Until quite recently there has not been much interest in the Democratic Progressive Party’s (DPP) candidacy for next year’s election for mayor of Taipei, but now the scene is livening up a bit. First Ko Wen-je (柯文哲), a physician at National Taiwan University Hospital, expressed an interest in standing for the DPP and now Wellington Koo (顧立雄), a lawyer, has done the same. DPP Chairman Su Tseng-chang (蘇貞昌) has wished good luck to both of them.
Taipei is home ground for the Chinese Nationalist Party (KMT), its chairman President Ma Ying-jeou (馬英九) and smaller pan-blue allies, and has long been seen as an island of privilege that is hard for the pan-green parties to conquer.
In the 1998 mayoral election, the DPP’s Chen Shui-bian (陳水扁) had the advantage of being the incumbent mayor, as well as enjoying an approval rate of nearly 80 percent, but he still lost to his KMT challenger Ma, winning just 45.91 percent of the vote. Although Ma’s successor Hau Lung-bin (郝龍斌) is not a particularly outstanding figure, he still managed to beat his DPP rivals Frank Hsieh (謝長廷) and Su in successive elections. Hsieh got 40.89 percent of the vote in 2006 and Su did a little better in 2010 with 43.81 percent, but neither of them was able to break Chen’s earlier record.
Chen, Hsieh and Su are all DPP heavyweights, yet all of them got less than half of the votes when they stood for election for mayor of Taipei. Given this poor record, no wonder their juniors have been hesitant about standing. When Lee Ying-yuan (李應元) challenged the incumbent mayor Ma in 2002, with strong support from then-president Chen, his share of the vote fell to 35.89 percent and that has had a definite negative impact on his political fortunes since then. It is not surprising, then, that DPP legislators Tuan Yi-kang (段宜康) and Pasuya Yao (姚文智), who both grew up in Taipei, have not been keen to stand in next year’s mayoral election
The capital cities of advanced democracies all represent those countries’ most cosmopolitan, progressive and pluralistic forces, and they often elect mayors from opposition parties. This is true of cities in Europe, the US, Japan and South Korea, but Taipei stands out as an exception to the rule. In Taipei, the KMT is almost certain to win, except when it is suffering from a split.
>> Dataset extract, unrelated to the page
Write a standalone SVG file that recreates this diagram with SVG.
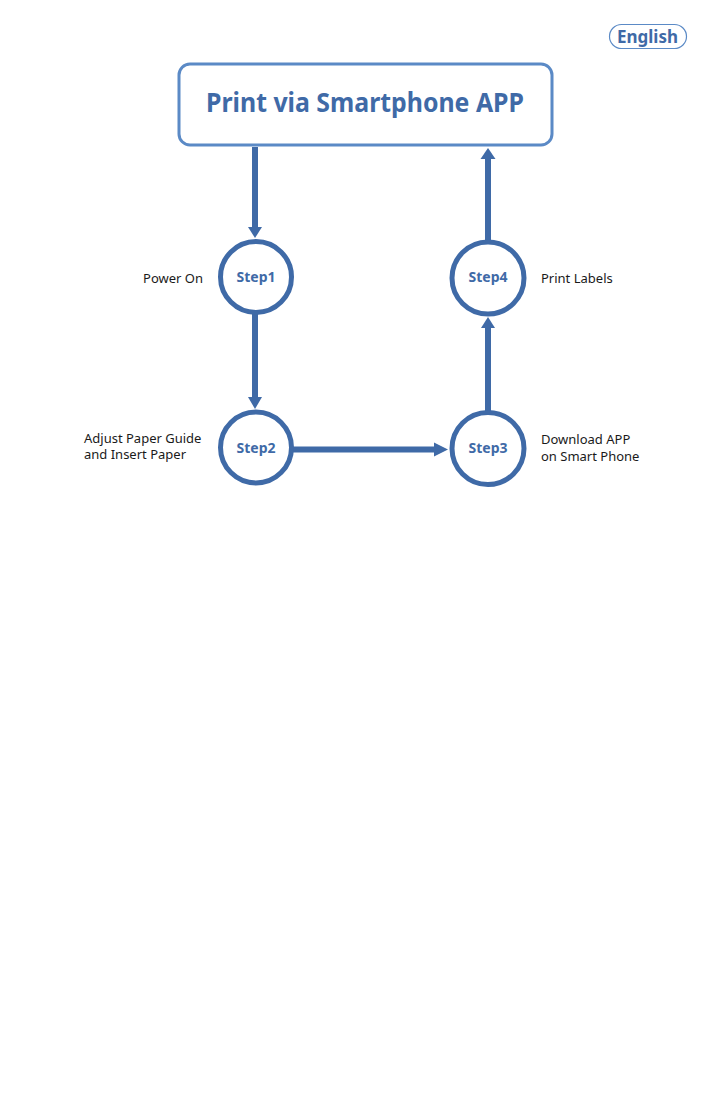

There are two main reasons for this. The first has to do with Taipei’s special ethno-linguistic makeup. While mainlanders — those who came to Taiwan after World War II and their descendants — account for 14 percent of Taiwan’s entire population, the figure for Taipei is between 25 and 28 percent, or 700,000 to 750,000 people. This clearly does not work in the DPP’s favor.
The second reason is that Taipei’s occupational structure is also special. Military personnel, civil servants, teachers, corporate headquarters, financial businesses, people working in cross-strait affairs, media, arts and entertainment are all concentrated in the capital, and these kinds of people have always tended to favor the pan-blue parties.
Taipei’s special ethnic and occupational mix means that the DPP can only compete seriously if it nominates a candidate who is well known, can span ethnic divides, is sufficiently cosmopolitan and can offer prospects for development. Former DPP chairperson Tsai Ing-wen (蔡英文) is probably the only candidate the party could put up who meets all these conditions, but she is also the DPP’s favorite prospective candidate for the 2016 presidential election.